Leland was named the new boys’ varsity basketball coach at Saint Dominic Regional High School on Tuesday. He replaces Dan DeBruin, who resigned to pursue his studies while working for the admissions office of Central Maine Community College.

The 43-year old Leland has spent his entire coaching career at his alma mater, Lake Region High School. He started as an assistant there in 1992, then became head coach of the girls’ varsity in 2000. He coached that team for four years before taking over the boys’ program last year and leading a team that had been gutted by graduation to a 2-16 mark. He also coached varsity baseball there from 1999 to 2003.

“Leland is an experienced and highly competent basketball and baseball coach who has been in high school athletics for many years and enjoys an excellent reputation among his colleagues,” principal Michael Welch said in a statement released by the school on Tuesday.

Leland originally accepted an assistant coaching position at Thomas College for the upcoming season, but started to have second thoughts because of the travel it would require from his home in Sebago to Waterville. He was immediately interested in the St. Dom’s job when it opened up.

“This one seemed to be a good fit,” said Leland, a St. Joseph’s graduate who manages a woodworking and hardware store in South Portland. “It’s a private school and small, and it’s still in the Western Maine Conference.”

He described himself as a defensive-mined coach with a preference for a quick pace.

“We’re going to play up-tempo and look to push it,” he said. “We’ll get pressure on our makes and get back on defense off our misses.”
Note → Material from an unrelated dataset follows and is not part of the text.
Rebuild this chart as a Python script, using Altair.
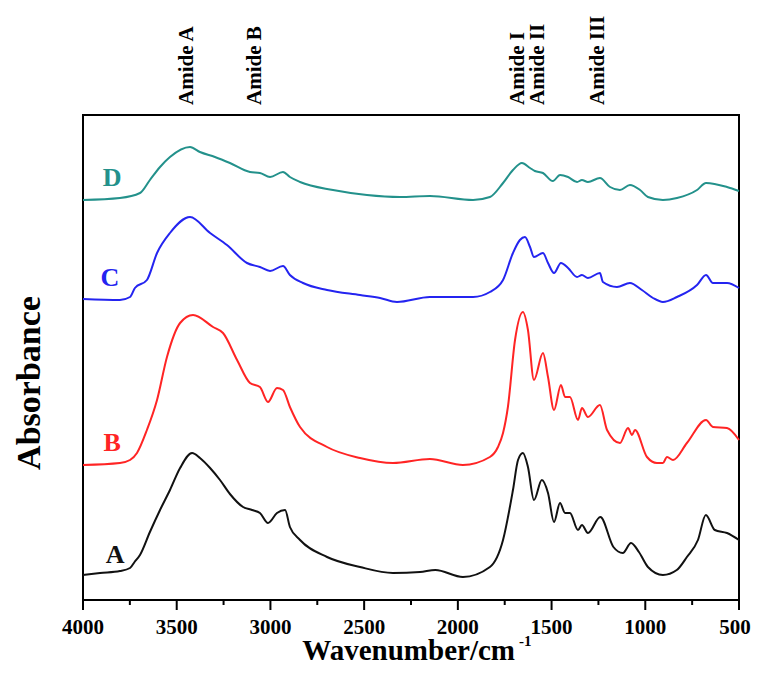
import altair as alt
import pandas as pd

samples = ["A", "B", "C", "D"]
colors = ["#111111", "#ff2424", "#2424f0", "#23918b"]

wn_A = [4000, 3909, 3803, 3749, 3725, 3696, 3643, 3589, 3536, 3482, 3418, 3376, 3322, 3269, 3216,
        3146, 3098, 3056, 3013, 2965, 2922, 2896, 2842, 2698, 2522, 2346, 2202, 2120, 1973, 1829,
        1759, 1706, 1679, 1653, 1626, 1594, 1552, 1519, 1487, 1455, 1428, 1402, 1359, 1338, 1306,
        1240, 1170, 1120, 1076, 1034, 986, 906, 832, 778, 719, 677, 629, 564, 500]
ab_A = [0.25, 0.27, 0.29, 0.32, 0.38, 0.45, 0.68, 0.90, 1.10, 1.32, 1.47, 1.42, 1.32, 1.20, 1.06,
        0.93, 0.90, 0.87, 0.77, 0.87, 0.90, 0.73, 0.60, 0.43, 0.33, 0.27, 0.28, 0.30, 0.23, 0.33,
        0.60, 1.10, 1.40, 1.47, 1.33, 1.00, 1.20, 1.07, 0.78, 0.97, 0.87, 0.87, 0.70, 0.75, 0.67,
        0.83, 0.53, 0.47, 0.57, 0.48, 0.33, 0.25, 0.30, 0.43, 0.60, 0.85, 0.70, 0.67, 0.60]

wn_B = [4000, 3803, 3749, 3712, 3659, 3605, 3552, 3482, 3413, 3306, 3253, 3178, 3109, 3056, 3013,
        2965, 2933, 2896, 2842, 2698, 2522, 2346, 2149, 1973, 1829, 1786, 1759, 1733, 1695, 1653,
        1626, 1594, 1546, 1519, 1487, 1450, 1428, 1402, 1359, 1338, 1306, 1242, 1204, 1135, 1092,
        1071, 1055, 991, 938, 906, 884, 852, 778, 676, 639, 564, 500]
ab_B = [1.35, 1.37, 1.40, 1.47, 1.70, 2.00, 2.43, 2.77, 2.85, 2.73, 2.67, 2.40, 2.17, 2.13, 1.98,
        2.12, 2.10, 1.93, 1.73, 1.53, 1.42, 1.37, 1.41, 1.35, 1.43, 1.53, 1.67, 1.93, 2.60, 2.88,
        2.70, 2.20, 2.47, 2.23, 1.90, 2.15, 2.03, 2.03, 1.80, 1.92, 1.83, 1.95, 1.70, 1.57, 1.72,
        1.65, 1.70, 1.43, 1.37, 1.37, 1.43, 1.40, 1.57, 1.80, 1.73, 1.72, 1.60]

wn_C = [4000, 3803, 3749, 3723, 3659, 3605, 3536, 3429, 3322, 3232, 3125, 3056, 3002, 2933, 2896,
        2826, 2698, 2522, 2415, 2325, 2149, 1919, 1829, 1759, 1706, 1669, 1642, 1615, 1594, 1546,
        1519, 1487, 1450, 1412, 1364, 1338, 1306, 1242, 1226, 1151, 1082, 1018, 959, 906, 831,
        724, 676, 639, 564, 500]
ab_C = [3.01, 3.00, 3.03, 3.12, 3.20, 3.47, 3.67, 3.83, 3.67, 3.55, 3.37, 3.33, 3.29, 3.34, 3.25,
        3.17, 3.10, 3.05, 3.02, 2.98, 3.03, 3.03, 3.08, 3.20, 3.47, 3.60, 3.63, 3.53, 3.43, 3.47,
        3.37, 3.27, 3.37, 3.32, 3.23, 3.25, 3.22, 3.27, 3.18, 3.13, 3.17, 3.10, 3.02, 2.98, 3.03,
        3.15, 3.25, 3.17, 3.17, 3.12]

wn_D = [4000, 3803, 3696, 3643, 3589, 3536, 3429, 3376, 3296, 3216, 3109, 3056, 3002, 2933, 2896,
        2842, 2666, 2485, 2309, 2149, 1919, 1829, 1759, 1706, 1658, 1615, 1589, 1546, 1493, 1455,
        1412, 1364, 1338, 1306, 1242, 1188, 1135, 1082, 1028, 986, 906, 831, 724, 676, 564, 500]
ab_D = [4.00, 4.02, 4.07, 4.20, 4.33, 4.43, 4.53, 4.48, 4.43, 4.37, 4.28, 4.27, 4.23, 4.28, 4.23,
        4.18, 4.10, 4.05, 4.03, 4.04, 4.00, 4.03, 4.17, 4.30, 4.37, 4.32, 4.29, 4.27, 4.19, 4.25,
        4.23, 4.18, 4.20, 4.18, 4.22, 4.13, 4.10, 4.15, 4.10, 4.03, 4.00, 4.02, 4.10, 4.17, 4.13, 4.09]

# curve labels (position in data units)
label_wn = [3829, 3845, 3856, 3845]
label_ab = [0.45, 1.57, 3.22, 4.22]

# band annotations on top
band_names = ["Amide A", "Amide B", "Amide I", "Amide II", "Amide III"]
band_wn = [3445, 3082, 1679, 1572, 1252]

major_ticks = [4000, 3500, 3000, 2500, 2000, 1500, 1000]
tick_labels = ["4000", "3500", "3000", "2500", "2000", "1500", "1000"]
end_tick = [500]
end_label = ["500"]
minor_ticks = [3750, 3250, 2750, 2250, 1750, 1250, 750]

rows = []
for name, ws, as_ in [("A", wn_A, ab_A), ("B", wn_B, ab_B), ("C", wn_C, ab_C), ("D", wn_D, ab_D)]:
    for w, a in zip(ws, as_):
        rows.append({"sample": name, "w": w, "a": a})
df = pd.DataFrame(rows)
lab_df = pd.DataFrame({"sample": samples, "w": label_wn, "a": label_ab})
band_df = pd.DataFrame({"name": band_names, "w": band_wn})
inner_df = pd.DataFrame({"w": major_ticks, "t": tick_labels})
end_df = pd.DataFrame({"w": end_tick, "t": end_label})

# tick marks: from the frame (0) down below it, in y-scale units (100 px per unit)
major_df = pd.DataFrame({"w": major_ticks + end_tick})
major_df["top"] = 0.0
major_df["bot"] = -0.10
minor_df = pd.DataFrame({"w": minor_ticks})
minor_df["top"] = 0.0
minor_df["bot"] = -0.05

FONT = "Liberation Serif"
x_scale = alt.Scale(domain=[500, 4000], reverse=True, nice=False, zero=False)
y_scale = alt.Scale(domain=[0, 4.85], nice=False, zero=False)
color_scale = alt.Scale(domain=samples, range=colors)


def X(field="w"):
    return alt.X(f"{field}:Q", scale=x_scale, axis=None)


def Y(field="a"):
    return alt.Y(f"{field}:Q", scale=y_scale, axis=None)


lines = alt.Chart(df).mark_line(strokeWidth=2, interpolate="monotone").encode(
    x=X(), y=Y(),
    color=alt.Color("sample:N", scale=color_scale, legend=None),
    order=alt.Order("w:Q", sort="descending"),
)

major = alt.Chart(major_df).mark_rule(color="#000000", strokeWidth=2, clip=False).encode(
    x=X(), y=Y("top"), y2="bot:Q",
)

minor = alt.Chart(minor_df).mark_rule(color="#000000", strokeWidth=2, clip=False).encode(
    x=X(), y=Y("top"), y2="bot:Q",
)

tick_text = alt.Chart(inner_df).mark_text(
    font=FONT, fontSize=21, fontWeight="bold", align="center", baseline="top", color="black"
).encode(x=X(), y=alt.value(502), text="t:N")

tick_text_end = alt.Chart(end_df).mark_text(
    font=FONT, fontSize=21, fontWeight="bold", align="center", baseline="top", color="black",
    dx=-4,
).encode(x=X(), y=alt.value(502), text="t:N")

labels = alt.Chart(lab_df).mark_text(
    font=FONT, fontSize=26, fontWeight="bold", align="center", baseline="middle"
).encode(
    x=X(), y=Y(),
    text="sample:N",
    color=alt.Color("sample:N", scale=color_scale, legend=None),
)

bands = alt.Chart(band_df).mark_text(
    font=FONT, fontSize=21, fontWeight="bold", align="left", baseline="middle",
    angle=270, color="black"
).encode(x=X(), y=alt.value(-10), text="name:N")

ylab = alt.Chart(pd.DataFrame({"t": ["Absorbance"]})).mark_text(
    font=FONT, fontSize=34, fontWeight="bold", align="center", baseline="middle",
    angle=270, color="black"
).encode(x=alt.value(-53), y=alt.value(268), text="t:N")

xlab = alt.Chart(pd.DataFrame({"t": ["Wavenumber/cm"]})).mark_text(
    font=FONT, fontSize=29, fontWeight="bold", align="right", baseline="alphabetic",
    color="black"
).encode(x=alt.value(432), y=alt.value(545), text="t:N")

xsup = alt.Chart(pd.DataFrame({"t": ["-1"]})).mark_text(
    font=FONT, fontSize=15, fontWeight="bold", align="left", baseline="alphabetic",
    color="black"
).encode(x=alt.value(436), y=alt.value(531), text="t:N")

chart = alt.layer(lines, labels, bands, ylab, xlab, xsup, major, minor, tick_text, tick_text_end).properties(
    width=656, height=485,
    autosize=alt.AutoSizeParams(type="none"),
    padding={"left": 75, "top": 107, "right": 12, "bottom": 62},
    background="white",
).configure_view(stroke="black", strokeWidth=2)

chart.save("out.html", embed_options={"renderer": "svg", "actions": False})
The Saints have played a similar style the last few years under DeBruin, and the new coach thinks that can help his new players adapt to him and vice versa.

“It should be a good mix,” said Leland, who plans to meet with the players sometime in the next couple of weeks. “There are going to be a few wrinkles that I’m going to do differently, but it’s not like we’re going to have to start from scratch.”

DeBruin coached the Saints for four years, the first three as a co-coach with Mike Gray before Gray left to become the varsity girls’ coach Gardiner. The pair turned around a moribund program and built it into one of the top Class C teams in the Western Maine Conference. Under DeBruin’s watch, the Saints went 38-32 and went to the Western C tournament the last three years. The 2003-04 team won a school record 15 games and made it to the Western C semifinals.